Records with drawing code
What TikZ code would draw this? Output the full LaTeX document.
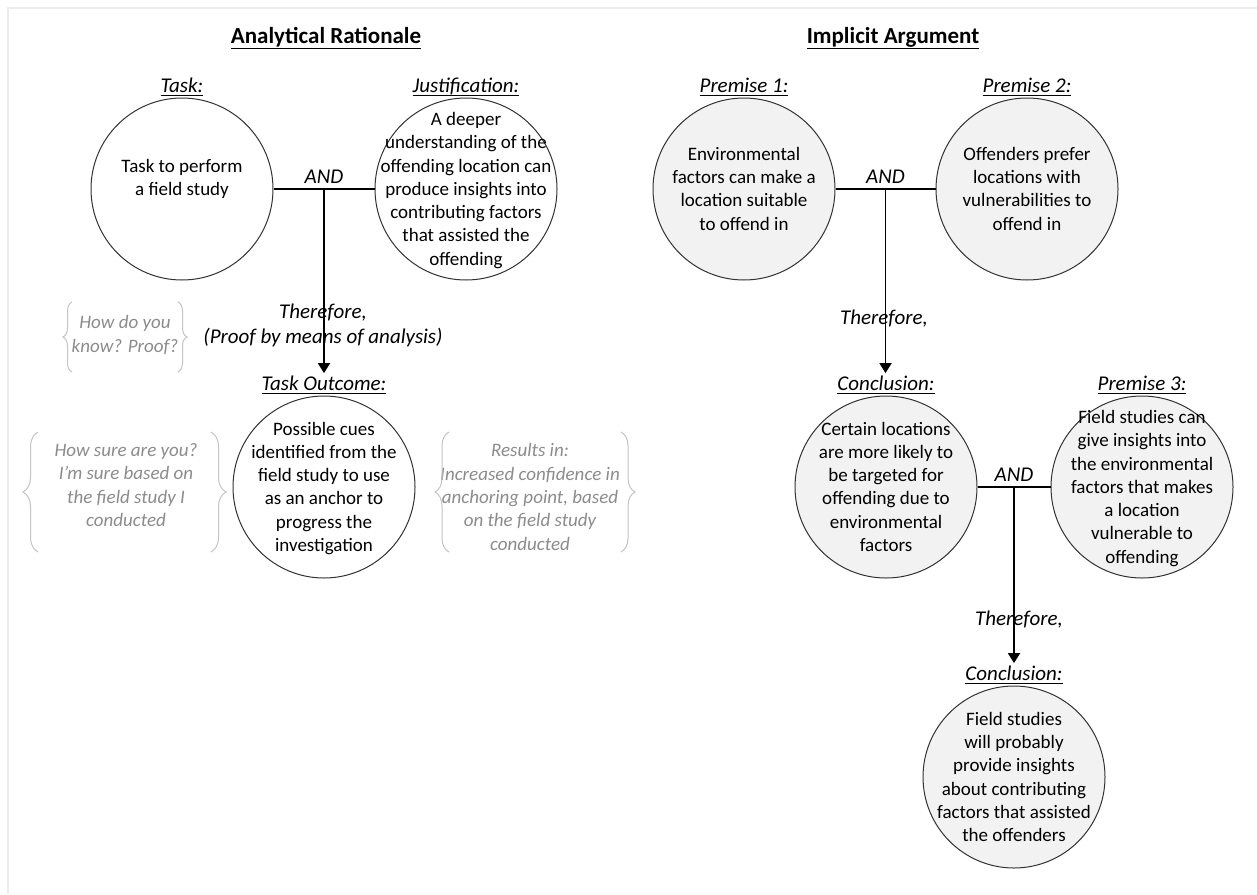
\documentclass[tikz,border=0pt]{standalone}
\usepackage{fontspec}
\setmainfont{Carlito}
\usetikzlibrary{arrows.meta,positioning,decorations.pathreplacing}
\definecolor{bubblegray}{HTML}{F2F2F2}
\definecolor{notegray}{HTML}{8C8C8C}
\definecolor{bracegray}{HTML}{C4C4C4}
\definecolor{framegray}{HTML}{EDEDED}
% text that may run over the rim of its bubble without growing it
\newcommand{\bubbletext}[1]{\smash{\makebox[0pt]{\raisebox{-6pt}{\begin{tabular}{@{}c@{}}#1\end{tabular}}}}}
% underline kept at one height, descenders or not
\newcommand{\headtext}[1]{\underline{\raisebox{0pt}[\height][1pt]{#1}}}

\begin{document}
\begin{tikzpicture}[x=1pt,y=-1pt,
  claim node/.style={circle,draw=black!80,line width=1pt,fill=white,minimum size=182pt,
    inner sep=0pt,font=\fontsize{19}{23.3}\selectfont},
  premise node/.style={claim node,fill=bubblegray},
  head node/.style={inner sep=2pt,text height=15pt,font=\fontsize{21}{24}\selectfont\itshape},
  title node/.style={font=\fontsize{23}{27}\selectfont\bfseries},
  word node/.style={align=center,font=\fontsize{21}{25}\selectfont\itshape},
  note node/.style={align=center,text=notegray,font=\fontsize{19}{23.3}\selectfont\itshape},
  link/.style={line width=1.8pt},
  therefore arrow/.style={line width=1.8pt,-{Triangle[length=10pt,width=12pt]}},
  note brace/.style={draw=bracegray,line width=1pt,decorate,decoration={brace,amplitude=#1}}]

  \fill[white] (0,0) rectangle (1257,894);
  \useasboundingbox (0,0) rectangle (1257,894);
  \draw[framegray,line width=2pt] (8,894) -- (8,8) -- (1257,8);

  \node[title node] (art) at (326,38) {\underline{Analytical Rationale}};
  \node[title node] (iat) at (893,38) {\underline{Implicit Argument}};

  % left column: task, justification and what comes out of them
  \node[claim node] (task) at (182,189) {\bubbletext{Task to perform\\a field study\\~}};
  \node[claim node] (just) at (466,189) {\bubbletext{A deeper\\understanding of the\\offending location can\\produce insights into\\contributing factors\\that assisted the\\offending}};
  \node[head node,above=0pt of task] (tasklbl) {\headtext{Task:}};
  \node[head node,above=0pt of just] (justlbl) {\headtext{Justification:}};
  \draw[link] (task) -- coordinate (and1) (just);
  \node[word node,above=2pt of and1] (and1txt) {AND};

  \node[claim node] (outc) at (324,487) {\bubbletext{Possible cues\\identified from the\\field study to use\\as an anchor to\\progress the\\investigation}};
  \node[head node,above=0pt of outc] (outclbl) {\headtext{Task Outcome:}};
  \node[word node] (thus1) at (323,325) {Therefore,\\(Proof by means of analysis)};
  \draw[therefore arrow] (and1) -- (and1 |- outclbl.north);

  \node[note node] (how) at (125,335) {How do you\\know? Proof?};
  \draw[note brace=9pt] (72,372) -- (72,302);
  \draw[note brace=9pt] (178,302) -- (178,372);

  \node[note node] (sure) at (126,485) {How sure are you?\\I’m sure based on\\the field study I\\conducted};
  \draw[note brace=15pt] (38,552) -- (38,432);
  \draw[note brace=15pt] (211,432) -- (211,552);

  \node[note node] (result) at (530,497) {Results in:\\Increased confidence in\\anchoring point, based\\on the field study\\conducted};
  \draw[note brace=14pt] (449,552) -- (449,432);
  \draw[note brace=14pt] (621,432) -- (621,552);

  % right column: premises chained into conclusions
  \node[premise node] (p1) at (744,189) {\bubbletext{Environmental\\factors can make a\\location suitable\\to offend in}};
  \node[premise node] (p2) at (1027,189) {\bubbletext{Offenders prefer\\locations with\\vulnerabilities to\\offend in}};
  \node[head node,above=0pt of p1] (p1lbl) {\headtext{Premise 1:}};
  \node[head node,above=0pt of p2] (p2lbl) {\headtext{Premise 2:}};
  \draw[link] (p1) -- coordinate (and2) (p2);
  \node[word node,above=2pt of and2] (and2txt) {AND};

  \node[premise node] (c1) at (886,487) {\bubbletext{Certain locations\\are more likely to\\be targeted for\\offending due to\\environmental\\factors}};
  \node[premise node] (p3) at (1142,487) {\bubbletext{Field studies can\\give insights into\\the environmental\\factors that makes\\a location\\vulnerable to\\offending}};
  \node[head node,above=0pt of c1] (c1lbl) {\headtext{Conclusion:}};
  \node[head node,above=0pt of p3] (p3lbl) {\headtext{Premise 3:}};
  \node[word node] (thus2) at (884,319) {Therefore,};
  \draw[therefore arrow] (and2) -- (and2 |- c1lbl.north);
  \draw[link] (c1) -- coordinate (and3) (p3);
  \node[word node,above=2pt of and3] (and3txt) {AND};

  \node[premise node] (c2) at (1014,777) {\bubbletext{Field studies\\will probably\\provide insights\\about contributing\\factors that assisted\\the offenders}};
  \node[head node,above=0pt of c2] (c2lbl) {\headtext{Conclusion:}};
  \node[word node] (thus3) at (1019,620) {Therefore,};
  \draw[therefore arrow] (and3) -- (and3 |- c2lbl.north);
\end{tikzpicture}
\end{document}
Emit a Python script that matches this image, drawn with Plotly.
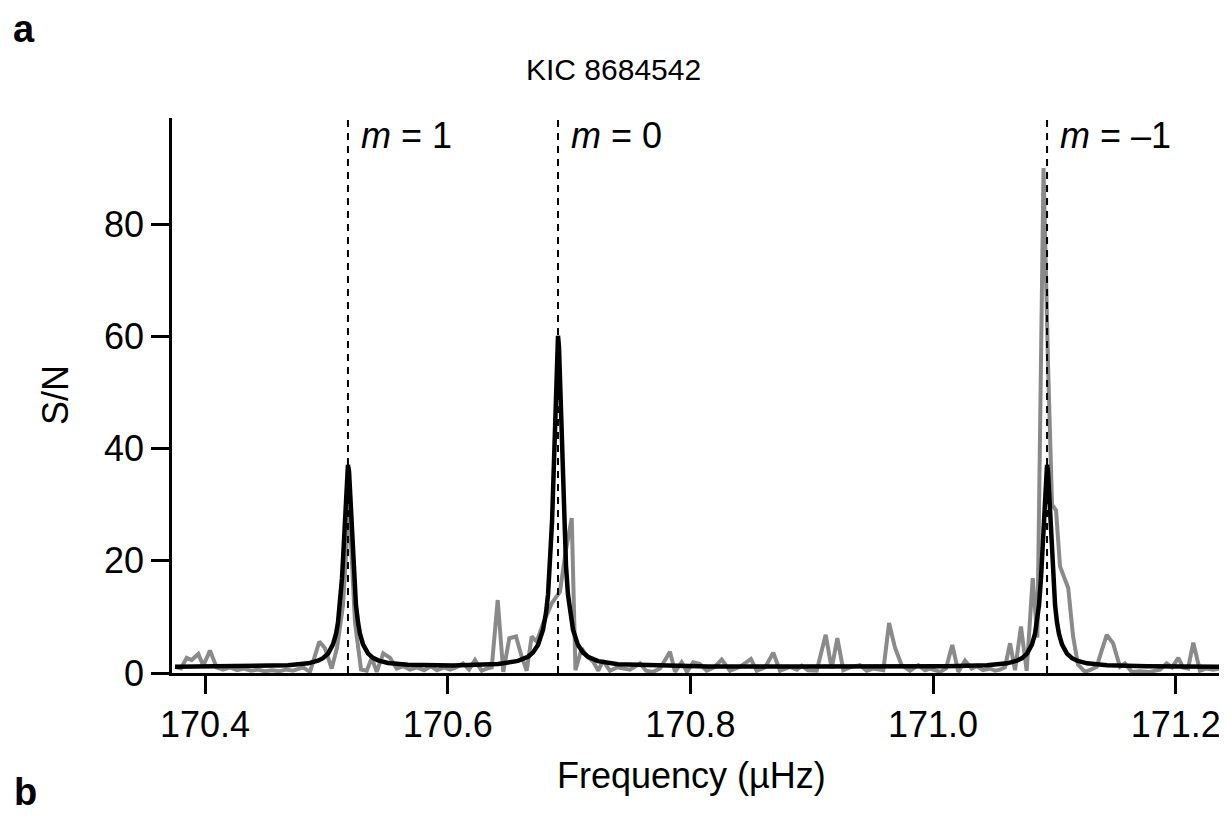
import plotly.graph_objects as go

# ---- data ----
# grey: observed S/N spectrum (vertices of the polyline)
obs_freq = [170.3767, 170.3802, 170.3849, 170.3890, 170.3945, 170.3986, 170.4041, 170.4096,
            170.4148, 170.4206, 170.4264, 170.4321, 170.4379, 170.4437, 170.4494, 170.4552,
            170.4610, 170.4667, 170.4725, 170.4783, 170.4808, 170.4865, 170.4942, 170.4989,
            170.5044, 170.5088, 170.5137, 170.5187, 170.5236, 170.5286, 170.5333, 170.5374,
            170.5415, 170.5469, 170.5525, 170.5580, 170.5632, 170.5689, 170.5747, 170.5805,
            170.5862, 170.5912, 170.5970, 170.6019, 170.6068, 170.6126, 170.6176, 170.6225,
            170.6280, 170.6324, 170.6363, 170.6412, 170.6458, 170.6508, 170.6563, 170.6610,
            170.6651, 170.6692, 170.6733, 170.6788, 170.6857, 170.6925, 170.6975, 170.7022,
            170.7053, 170.7104, 170.7145, 170.7200, 170.7241, 170.7280, 170.7337, 170.7395,
            170.7445, 170.7502, 170.7585, 170.7634, 170.7692, 170.7750, 170.7832, 170.7873,
            170.7928, 170.7972, 170.8024, 170.8079, 170.8134, 170.8195, 170.8258, 170.8326,
            170.8409, 170.8499, 170.8546, 170.8615, 170.8683, 170.8738, 170.8821, 170.8878,
            170.8917, 170.8969, 170.9041, 170.9115, 170.9164, 170.9211, 170.9260, 170.9315,
            170.9398, 170.9453, 170.9505, 170.9590, 170.9637, 170.9686, 170.9741, 170.9810,
            170.9878, 170.9933, 170.9974, 171.0057, 171.0106, 171.0158, 171.0208, 171.0263,
            171.0318, 171.0362, 171.0411, 171.0469, 171.0510, 171.0551, 171.0592, 171.0634,
            171.0675, 171.0724, 171.0771, 171.0821, 171.0859, 171.0910, 171.0947, 171.0980,
            171.1013, 171.1046, 171.1114, 171.1153, 171.1194, 171.1252, 171.1301, 171.1348,
            171.1389, 171.1431, 171.1483, 171.1540, 171.1581, 171.1637, 171.1705, 171.1787,
            171.1870, 171.1925, 171.1969, 171.2021, 171.2059, 171.2101, 171.2144, 171.2199,
            171.2249, 171.2307, 171.2364]
obs_snr = [1.0, 0.8, 2.7, 2.3, 3.4, 1.3, 4.0, 1.0,
           0.6, 1.0, 0.5, 0.8, 0.4, 0.6, 0.3, 0.5,
           0.3, 0.6, 0.4, 0.8, 1.0, 0.2, 5.6, 4.4,
           0.8, 4.5, 12.0, 30.0, 9.0, 0.6, 0.4, 2.7,
           0.2, 3.5, 2.7, 0.8, 1.2, 0.6, 1.0, 0.5,
           1.2, 0.5, 1.0, 0.6, 1.0, 1.7, 0.6, 2.3,
           0.4, 0.8, 1.0, 13.0, 0.2, 6.2, 6.5, 2.9,
           0.4, 6.5, 5.6, 8.9, 12.4, 14.5, 22.0, 27.6,
           0.5, 4.4, 3.0, 2.0, 0.4, 2.2, 0.4, 1.0,
           0.8, 0.6, 1.7, 0.4, 0.2, 0.8, 3.8, 0.2,
           1.9, 0.2, 1.9, 1.6, 0.4, 1.0, 2.4, 0.4,
           1.1, 2.5, 0.4, 1.0, 3.6, 0.4, 1.1, 0.6,
           1.3, 0.5, 0.4, 6.8, 0.8, 6.2, 0.5, 1.0,
           1.4, 0.4, 0.8, 0.5, 8.9, 4.5, 1.4, 0.4,
           1.4, 0.5, 0.8, 0.2, 0.8, 5.0, 0.2, 2.2,
           0.8, 1.2, 0.5, 0.8, 0.4, 0.6, 1.0, 5.3,
           0.5, 8.3, 0.4, 16.9, 6.3, 90.0, 55.0, 30.0,
           29.0, 19.0, 15.1, 6.6, 1.5, 0.2, 0.6, 1.1,
           4.0, 6.8, 5.3, 1.1, 1.7, 0.2, 0.3, 0.2,
           0.6, 1.7, 1.0, 2.7, 1.0, 0.8, 5.4, 0.4,
           0.8, 0.6, 0.8]

# black: fitted profile
fit_freq = [170.3753, 170.4354, 170.4684, 170.4849, 170.4931, 170.4972, 170.5014, 170.5055,
            170.5080, 170.5096, 170.5112, 170.5129, 170.5137, 170.5145, 170.5154, 170.5162,
            170.5170, 170.5178, 170.5187, 170.5195, 170.5203, 170.5211, 170.5220, 170.5228,
            170.5244, 170.5261, 170.5277, 170.5302, 170.5343, 170.5384, 170.5426, 170.5508,
            170.5673, 170.6044, 170.6415, 170.6579, 170.6662, 170.6703, 170.6744, 170.6785,
            170.6810, 170.6827, 170.6843, 170.6860, 170.6868, 170.6876, 170.6884, 170.6892,
            170.6901, 170.6909, 170.6917, 170.6925, 170.6934, 170.6942, 170.6950, 170.6958,
            170.6975, 170.6991, 170.7008, 170.7033, 170.7074, 170.7115, 170.7156, 170.7239,
            170.7403, 170.7733, 170.8145, 170.8903, 170.9703, 171.0115, 171.0444, 171.0609,
            171.0691, 171.0733, 171.0774, 171.0815, 171.0840, 171.0856, 171.0873, 171.0889,
            171.0897, 171.0906, 171.0914, 171.0922, 171.0930, 171.0939, 171.0947, 171.0955,
            171.0963, 171.0972, 171.0980, 171.0988, 171.1005, 171.1021, 171.1037, 171.1062,
            171.1103, 171.1145, 171.1186, 171.1268, 171.1433, 171.1763, 171.2381]
fit_snr = [1.13, 1.20, 1.38, 1.72, 2.19, 2.65, 3.46, 5.1,
           7.0, 9.0, 12.1, 16.9, 20.1, 24.0, 28.4, 32.6,
           35.9, 37.1, 35.9, 32.6, 28.4, 24.0, 20.1, 16.9,
           12.1, 9.0, 7.0, 5.1, 3.5, 2.7, 2.25, 1.78,
           1.47, 1.34, 1.6, 2.15, 2.9, 3.64, 4.97, 7.65,
           10.7, 14.0, 19.1, 27.0, 32.3, 38.7, 45.8, 52.7,
           58.1, 60.1, 58.1, 52.7, 45.8, 38.7, 32.3, 27.0,
           19.1, 14.0, 10.7, 7.65, 4.97, 3.64, 2.89, 2.12,
           1.56, 1.36, 1.18, 1.15, 1.16, 1.21, 1.38, 1.72,
           2.19, 2.65, 3.46, 5.1, 7.0, 9.0, 12.1, 16.9,
           20.1, 24.0, 28.4, 32.6, 35.9, 37.1, 35.9, 32.6,
           28.4, 24.0, 20.1, 16.9, 12.1, 9.0, 7.0, 5.1,
           3.46, 2.65, 2.19, 1.72, 1.38, 1.2, 1.13]

# mode centres and their labels
mode_freq = [170.5178, 170.6909, 171.0939]
mode_labels = ["<i>m</i> = 1", "<i>m</i> = 0", "<i>m</i> = \u20131"]

x_ticks = [170.4, 170.6, 170.8, 171.0, 171.2]
x_tick_text = ["170.4", "170.6", "170.8", "171.0", "171.2"]
y_ticks = [0, 20, 40, 60, 80]

FONT = "Liberation Sans, Arial, Helvetica, sans-serif"

fig = go.Figure()
fig.add_trace(go.Scatter(x=obs_freq, y=obs_snr, mode="lines",
                         line=dict(color="#8a8a8a", width=4), hoverinfo="skip"))
fig.add_trace(go.Scatter(x=fit_freq, y=fit_snr, mode="lines",
                         line=dict(color="#000000", width=4.5), hoverinfo="skip"))

for f in mode_freq:
    fig.add_shape(type="line", xref="x", yref="paper", x0=f, x1=f, y0=0, y1=1,
                  line=dict(color="black", width=2, dash="7px,6px"), layer="above")

for f, lab in zip(mode_freq, mode_labels):
    fig.add_annotation(x=f, y=0.969, xref="x", yref="paper", text=lab, showarrow=False,
                       xanchor="left", yanchor="middle", xshift=11,
                       font=dict(family=FONT, size=36, color="black"))

fig.add_annotation(x=0.4205, y=1.0865, xref="paper", yref="paper", text="KIC 8684542",
                   showarrow=False, xanchor="center", yanchor="middle",
                   font=dict(family=FONT, size=30, color="black"))
fig.add_annotation(x=-0.141, y=1.160, xref="paper", yref="paper", text="<b>a</b>",
                   showarrow=False, xanchor="center", yanchor="middle",
                   font=dict(family=FONT, size=38, color="black"))
fig.add_annotation(x=-0.140, y=-0.214, xref="paper", yref="paper", text="<b>b</b>",
                   showarrow=False, xanchor="center", yanchor="middle",
                   font=dict(family=FONT, size=38, color="black"))
fig.add_annotation(x=-0.1114, y=0.5009, xref="paper", yref="paper", text="S/N",
                   showarrow=False, textangle=-90, xanchor="center", yanchor="middle",
                   font=dict(family=FONT, size=36, color="black"))
fig.add_annotation(x=0.4952, y=-0.1838, xref="paper", yref="paper", text="Frequency (\u00b5Hz)",
                   showarrow=False, xanchor="center", yanchor="middle",
                   font=dict(family=FONT, size=36, color="black"))

# page body has an 8px offset, so the plot box is placed 8px up/left
fig.update_layout(
    width=1227, height=831,
    margin=dict(l=164, r=13, t=110, b=166),
    paper_bgcolor="white", plot_bgcolor="white",
    showlegend=False,
    font=dict(family=FONT, size=36, color="black"),
    xaxis=dict(range=[170.37281, 171.23807], tickvals=x_ticks, ticktext=x_tick_text,
               showline=True, linecolor="black", linewidth=2.5,
               ticks="outside", ticklen=18, tickwidth=2.5, tickcolor="black",
               showgrid=False, zeroline=False,
               tickfont=dict(family=FONT, size=36, color="black")),
    yaxis=dict(range=[0, 98.9], tickvals=y_ticks,
               showline=True, linecolor="black", linewidth=2.5,
               ticks="outside", ticklen=18, tickwidth=2.5, tickcolor="black",
               showgrid=False, zeroline=False,
               tickfont=dict(family=FONT, size=36, color="black")),
)

fig.write_html("out.html")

Exercise task ::
Give again, exactly as written, only the lines that start at the one with "Emit a Python" and end at the one with "import plotly.graph_objects as go", both included. Skip any pictures.

Response to the task ::
Emit a Python script that matches this image, drawn with Plotly.
import plotly.graph_objects as go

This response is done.